Guiding in the forest
“So the guiding that we’ve done with the organization I work with, the built space is very important, so the buildings we work in are very important, but the outside space is just as important. So we are very fortunate in each of the centers to have a garden space.
“And we’ve used that for some of our meditation mindfulness work. And I’ve included some of the forest bathing work within that.
“But what I spoke about within the presentation I gave was about virtual forest bathing, or proxy forest bathing. This is a conversation I had with a really special individual. He had an experience where his energy levels were very difficult, but he was a mountain man and it was how he still accessed the mountains whilst being in his bed.

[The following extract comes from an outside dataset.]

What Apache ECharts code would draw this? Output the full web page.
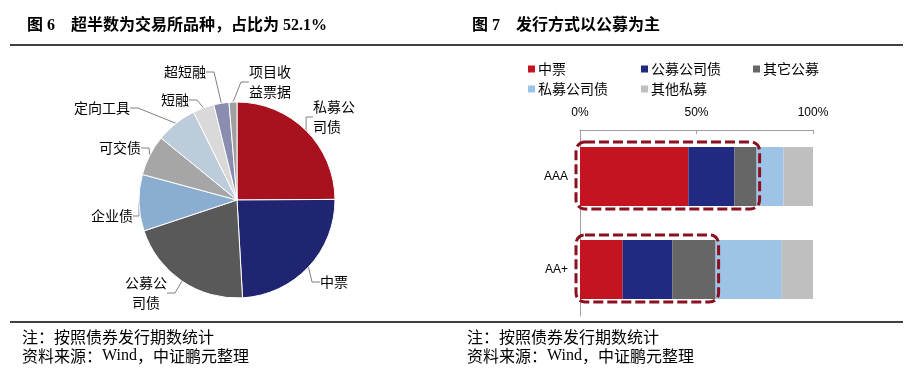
<!DOCTYPE html>
<html><head><meta charset="utf-8">
<script src="https://cdn.jsdelivr.net/npm/echarts@6/dist/echarts.min.js"></script>
<style>html,body{margin:0;padding:0;background:#fff}#c{width:910px;height:371px}</style>
</head><body><div id="c"></div>
<script>
// Pie (图6)
const pieNames = ['私募公司债','中票','公募公司债','企业债','可交债','定向工具','短融','超短融','项目收益票据'];
const pieLabels = ['私募公\n司债','中票','公募公\n司债','企业债','可交债','定向工具','短融','超短融','项目收\n益票据'];
const pieValues = [24.9, 24.2, 20.8, 9.3, 6.7, 6.8, 3.5, 2.5, 1.3];
const pieColors = ['#A8121F','#1F2570','#595959','#8AADD0','#A6A6A6','#BDCCDB','#D9D9D9','#8A8CB0','#A0A0A0'];

// Stacked bars (图7)
const ratings = ['AAA','AA+'];
const barNames = ['中票','公募公司债','其它公募','私募公司债','其他私募'];
const zhongpiao = [46.5, 18.3];
const gongmuGongsizhai = [19.7, 21.3];
const qitaGongmu = [9.6, 18.6];
const simuGongsizhai = [11.5, 28.4];
const qitaSimu = [12.7, 13.4];
const barColors = ['#C41420','#1F2A80','#666666','#9DC3E6','#BFBFBF'];
const xTicks = [0, 50, 100];

const cjk = '"Noto Sans CJK SC", sans-serif';
const serif = '"Liberation Serif", "Noto Sans CJK SC", serif';

// label placement (layout only)
const pieLabelPlace = [
  {x:313, y:117, align:'left'},
  {x:320, y:282, align:'left'},
  {x:146, y:293, align:'center'},
  {x:133, y:216, align:'right'},
  {x:141, y:148, align:'right'},
  {x:130, y:108, align:'right'},
  {x:189, y:100, align:'right'},
  {x:206, y:72,  align:'right'},
  {x:249, y:82,  align:'left'}
];

const chart = echarts.init(document.getElementById('c'), null, {renderer:'canvas'});
const barSeriesData = [zhongpiao, gongmuGongsizhai, qitaGongmu, simuGongsizhai, qitaSimu];

const noteStyle = {fontFamily:cjk, fontSize:16, fontWeight:'normal', color:'#000',
  rich:{s:{fontFamily:serif, fontSize:16, color:'#000'}}};

const option = {
  animation: false,
  backgroundColor: '#fff',
  title: [
    {text:'图 6    超半数为交易所品种，占比为 52.1%', left:22, top:13,
     textStyle:{fontFamily:serif, fontSize:16, fontWeight:'bold', color:'#000'}},
    {text:'图 7    发行方式以公募为主', left:467, top:13,
     textStyle:{fontFamily:serif, fontSize:16, fontWeight:'bold', color:'#000'}},
    {text:'注：按照债券发行期数统计', left:22, top:329, padding:0, textStyle:noteStyle},
    {text:'资料来源：{s|Wind}，中证鹏元整理', left:22, top:348, padding:0, textStyle:noteStyle},
    {text:'注：按照债券发行期数统计', left:467, top:329, padding:0, textStyle:noteStyle},
    {text:'资料来源：{s|Wind}，中证鹏元整理', left:467, top:348, padding:0, textStyle:noteStyle}
  ],
  legend: {
    left: 523, top: 54, width: 320, itemWidth: 7, itemHeight: 7, itemGap: 0,
    icon: 'rect',
    textStyle: {fontFamily: cjk, fontSize: 14, color:'#000', lineHeight: 20, padding:[0,0,0,-2]},
    data: barNames.map((n,i)=>({name:n, textStyle:{width: [103,102,70,103,102][i]}}))
  },
  grid: {left:580, right:97, top:130, bottom:55},
  xAxis: {
    type:'value', position:'top', min:0, max:100, interval:50,
    axisLine:{show:true, lineStyle:{color:'#A0A0A0', width:1}},
    axisTick:{show:true, inside:true, length:4, lineStyle:{color:'#A0A0A0'}},
    splitLine:{show:false},
    axisLabel:{formatter:(v)=> xTicks.includes(v) ? v+'%' : '', margin:11, fontFamily:'"Liberation Sans", Arial, sans-serif', fontSize:12, color:'#000'}
  },
  yAxis: {
    type:'category', data: ratings, inverse:true,
    axisLine:{show:true, lineStyle:{color:'#A0A0A0', width:1}},
    axisTick:{show:false},
    axisLabel:{margin:12, fontFamily:'"Liberation Sans", Arial, sans-serif', fontSize:12, color:'#000'}
  },
  series: [
    {
      type:'pie', center:[237,200], radius:98, startAngle:90, clockwise:true,
      avoidLabelOverlap:false, minShowLabelAngle:0,
      itemStyle:{borderColor:'#fff', borderWidth:1},
      label:{show:true, position:'outside', fontFamily:cjk, fontSize:14, color:'#000', lineHeight:20,
             formatter:(p)=>pieLabels[p.dataIndex]},
      labelLine:{show:true, length:10, length2:8, lineStyle:{color:'#808080', width:1}},
      labelLayout: (p) => {
        const q = pieLabelPlace[p.dataIndex];
        return {x:q.x, y:q.y, align:q.align, verticalAlign:'middle'};
      },
      data: pieNames.map((n,i)=>({name:n, value:pieValues[i], itemStyle:{color:pieColors[i]}}))
    }
  ].concat(barNames.map((n,i)=>({
      type:'bar', name:n, stack:'total', barWidth:59,
      itemStyle:{color:barColors[i]},
      data: barSeriesData[i]
  }))),
  graphic: [
    {type:'line', shape:{x1:10,y1:45,x2:903,y2:45}, style:{stroke:'#000', lineWidth:1.5}},
    {type:'line', shape:{x1:10,y1:322,x2:903,y2:322}, style:{stroke:'#000', lineWidth:1.5}}
  ]
};
chart.setOption(option);

// Dashed rounded boxes around the public-issuance part of each bar, computed from data
const boxes = ratings.map((r,k)=>{
  const pub = zhongpiao[k] + gongmuGongsizhai[k] + qitaGongmu[k];
  const p0 = chart.convertToPixel({gridIndex:0}, [0, k]);
  const p1 = chart.convertToPixel({gridIndex:0}, [pub, k]);
  const half = 59/2;
  return {
    type:'rect', z:100,
    shape:{x:p0[0]-4, y:p0[1]-half-5, width:(p1[0]-p0[0])+7, height:59+8, r:9},
    style:{fill:'none', stroke:'#8B1020', lineWidth:3, lineDash:[10,4]}
  };
});
chart.setOption({graphic: option.graphic.concat(boxes)});
</script>
</body></html>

“So what I’ve done with a number of oncology patients is when they’ve been very restricted to a wheelchair or to their bed, how they still access that space that they can reminisce about that space that they can really feel that was enlivening and uplifting and rewarding for them and how they take that journey back.
“What the scents were, what the sounds were, what the feel was and how they immerse themselves back in that space of nature. And it’s been really beautiful to watch. I’ve done it on a very small level so far, but my keenness is to think about how this might grow because it gives people the capacity to step out of their physical restrictions and some of the emotional restrictions that a cancer diagnosis might bring ».
“I think for the future, I’m hugely impressed by what I heard from Alex and what the FTHub’s desire is to bring as much awareness around outside space and the benefits to be gained from it. We should find more ways for communities to come together around their shared passion.
“And also, like I experienced, helping people to quiet in their minds to then to become more focused on what is really essentially important to us as human beings.
“The world makes us too busy. They distract us from the core components of what life is all about. And these natural approaches to life are the things that are the essence of being a human. And they’re also the essence of what helps us to connect with each other in our shared experience of it.
“In my experience of life, when we get to the simplest of things, it’s where we feel happiest. When we get to the simplest of things that help us to connect with one another in a very shared way, it lets us be happy. And that simple approach is really what I think I want to get more of personally and professionally.
“But the simplicity doesn’t mean it’s not complex. The simplicity doesn’t mean it’s not deep. The simplicity doesn’t mean it’s not existentially rich. It’s just trying to tune down from what we’ve created around ourselves”.